«Nella nomina di Renato Marra, il fratello Raffaele non ha avuto alcun potere decisionale. Si è limitato ad eseguire una mia
direttiva nell’ambito della
procedura di interpello per i nuovi dirigenti. Il suo fu un ruolo compilativo». Si difende così dall’accusa di falso la prima
cittadina di Roma, la pentastellata Virginia Raggi, alla sbarra degli imputati con l’ipotesi di aver mentito all’ufficio Anticorruzione
del Comune di Roma. La Raggi ha detto che la nomina di Renato Marra, alla Direzione Turismo della Capitale, era stata una
sua scelta. In realtà, ritengono i pm, quell’assunzione fu decisa da Raffaele Marra, l’eminenza grigia.
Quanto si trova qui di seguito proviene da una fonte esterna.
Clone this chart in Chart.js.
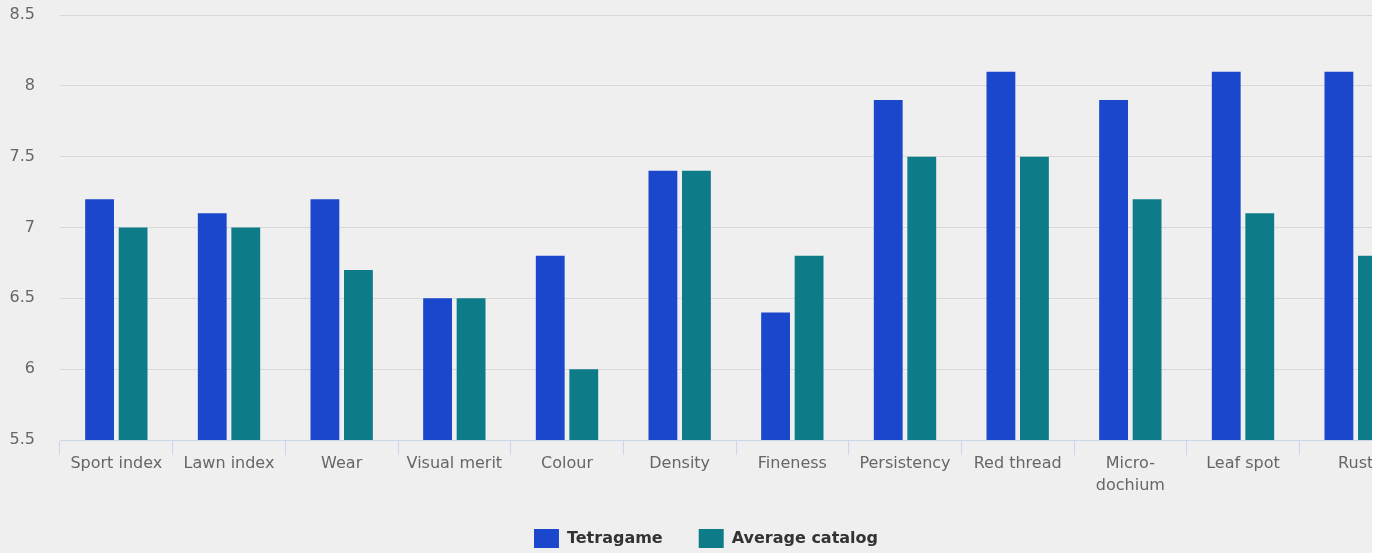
<!DOCTYPE html>
<html>
<head>
<meta charset="utf-8">
<script src="https://cdn.jsdelivr.net/npm/chart.js@4.4.1/dist/chart.umd.min.js"></script>
<style>
  html, body { margin: 0; padding: 0; background: #fff; overflow: hidden; }
  #wrap { width: 1372px; height: 553px; overflow: hidden; background: #efefef; }
  #box { width: 1420px; height: 553px; }
</style>
</head>
<body>
<div id="wrap"><div id="box"><canvas id="myChart"></canvas></div></div>
<script>
const categories = ["Sport index", "Lawn index", "Wear", "Visual merit", "Colour", "Density",
  "Fineness", "Persistency", "Red thread", ["Micro-", "dochium"], "Leaf spot", "Rust"];
const tetragame = [7.2, 7.1, 7.2, 6.5, 6.8, 7.4, 6.4, 7.9, 8.1, 7.9, 8.1, 8.1];
const averageCatalog = [7.0, 7.0, 6.7, 6.5, 6.0, 7.4, 6.8, 7.5, 7.5, 7.2, 7.1, 6.8];
const yTicks = [5.5, 6, 6.5, 7, 7.5, 8, 8.5];

const font = "'DejaVu Sans', sans-serif";

// keep the legend box at a fixed height so the plot area matches
const legendHeight = {
  id: "legendHeight",
  afterInit(chart) {
    const legend = chart.legend;
    const fit = legend.fit;
    legend.fit = function () {
      fit.call(this);
      this.height = 60;
    };
  },
};

let ctx = document.getElementById("myChart").getContext("2d");
new Chart(ctx, {
  type: "bar",
  data: {
    labels: categories,
    datasets: [
      {
        label: "Tetragame",
        data: tetragame,
        backgroundColor: "#1b47cc",
        categoryPercentage: 0.595,
        barPercentage: 0.86,
      },
      {
        label: "Average catalog",
        data: averageCatalog,
        backgroundColor: "#0d7c88",
        categoryPercentage: 0.595,
        barPercentage: 0.86,
      },
    ],
  },
  plugins: [legendHeight],
  options: {
    responsive: true,
    maintainAspectRatio: false,
    animation: false,
    layout: { padding: { top: 15, right: 8, left: 0, bottom: 0 } },
    plugins: {
      tooltip: { enabled: false },
      legend: {
        position: "bottom",
        labels: {
          boxWidth: 25,
          boxHeight: 19,
          padding: 36,
          color: "#333",
          font: { family: font, size: 16, weight: "bold" },
        },
      },
    },
    scales: {
      x: {
        afterFit: (scale) => { scale.height = 53; },
        grid: {
          drawOnChartArea: false,
          color: "#ccd6eb",
          tickLength: 15,
        },
        border: { color: "#ccd6eb" },
        ticks: {
          color: "#666",
          padding: -2,
          maxRotation: 0,
          autoSkip: false,
          font: { family: font, size: 16, lineHeight: 1.35 },
        },
      },
      y: {
        min: 5.5,
        max: 8.5,
        afterFit: (scale) => {
          scale.width = 60;
          scale.paddingTop = 0;
          scale.paddingBottom = 0;
        },
        afterBuildTicks: (scale) => { scale.ticks = yTicks.map((v) => ({ value: v })); },
        grid: { color: "#d8d8d8", drawTicks: false },
        border: { display: false },
        ticks: {
          color: "#666",
          padding: 25,
          font: { family: font, size: 16 },
          callback: (v) => String(v),
        },
      },
    },
  },
});
</script>
</body>
</html>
«Marra eseguì una mia direttiva»
La Raggi ieri è stata sottoposta a interrogatorio nel corso del processo dibattimentale. Ha spiegato che «Raffaele Marra non
aveva potere decisionale. Lui si limitava solo a firmare un atto e dunque secondo me non era necessario si astenesse». Una
ricostruzione, quella della sindaca, collegata a quanto scrisse nella lettera alla responsabile Anticorruzione del Campidoglio
che aveva recepito una segnalazione dell’Anac. «In quella nomina non c’erano anomalie - ha aggiunto Raggi -. Marra ha pedissequamente
ratificato le mie decisioni». La sindaca ha aggiunto che «anche oggi riscriverebbe la stessa cosa all’Anticorruzione» anche
se ha ammesso di avere saputo solo dopo, «quando sono stata interrogata in procura, della riunione fra l’ex assessore Adriano
Meloni, il responsabile del personale Antonio De Santis e Raffaele Marra in cui quest’ultimo fece il nome del fratello Renato».
«Devo dire però che Meloni si prese subito la paternità della scelta di Renato Marra e la difese anche dopo che il caso finì
all’attenzione della stampa».
«Non ho difeso quella nomina»
La Raggi ha aggiunto che «non mi sento di dire che ho difeso quella nomina (di Renato Marra, ndr). Di pancia se avessi potuto
l’avrei revocata». Ha spiegato anche che «questa nomina l’ho ingoiata».